Most of us have stood in awe in front of a landmark building, but how many of us have wondered what went on in the heads of the architects behind those iconic structures?
What, for example, was the inspiration behind Frank Gehry’s “Dancing House” building in Prague? Did Gehry actually think about Fred Astaire and Ginger Rogers? Did William F. Lamb, the architect of the Empire State Building, imagine King Kong atop its spire?
Such are the types of questions that caused Swiss architect Valerio Olgiati, the editor of “The Images of Architects,” to ask 44 of the world’s most renowned architects what kinds of images reside in their heads when they think about architecture.
In attempting to discern what lingers in the architect’s imagination, Olgiati asked his chosen architects to send him the images that revealed the basis of their work and the origins of their architecture.
In response, each of the 44 architects sent Olgiati up to 10 images that explained the autobiographical roots of their oeuvre. The resultant 424-page volume, beautifully bound in a thread-stitched cloth binding of royal purple, is a stunning collection of 335 color and black-and-white illustrations, pictures, photographs, and sketches, which are also, ultimately, metaphors for the splendors of architecture.
One of the more remarkable qualities of “The Images of Architects” is the absence of explanation or analysis. Instead, the small images are offered with only the architect’s name. In essence, each of the architects has curated a “musée imaginaire” with up to ten “icons” in each personal gallery.
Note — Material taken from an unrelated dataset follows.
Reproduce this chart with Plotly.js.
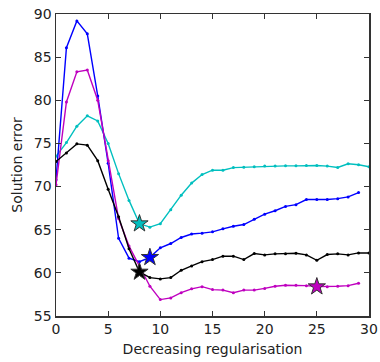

As Olgiati attests, “As individual collections, [the images] present a personal view of an individual world, while as a whole they provide a universal view of the perceptible origin of contemporary architecture.”
The 44 architects include Peter Eisenman, Jacques Herzog and Pierre de Meuron, Arata Isozaki, Richard Meier, John Pawson, Robert Venturi, Roger Diener, and Richard Rogers, the latter two of whom chose a single image to reflect the origins of their work.
The journey through the architects’ imaginations includes urban forays, fantastical locales, primeval forests, familiar artworks, open windows, Renaissance staircases, loggias, galleries, crowded waterways, celestial maps, thatched roofs, islands, bays, rock formations, campaniles, and doors. According to Olgiati, “They show the roots of architecture…conscious and unconscious.”
In short, nothing less than the entire world and the galaxies beyond are the realms from which the architects draw inspiration for those structures that illuminate our quotidian world.
A wander through “The Images of Architects” is a reminder of the joys of architectural creation in its many manifestations.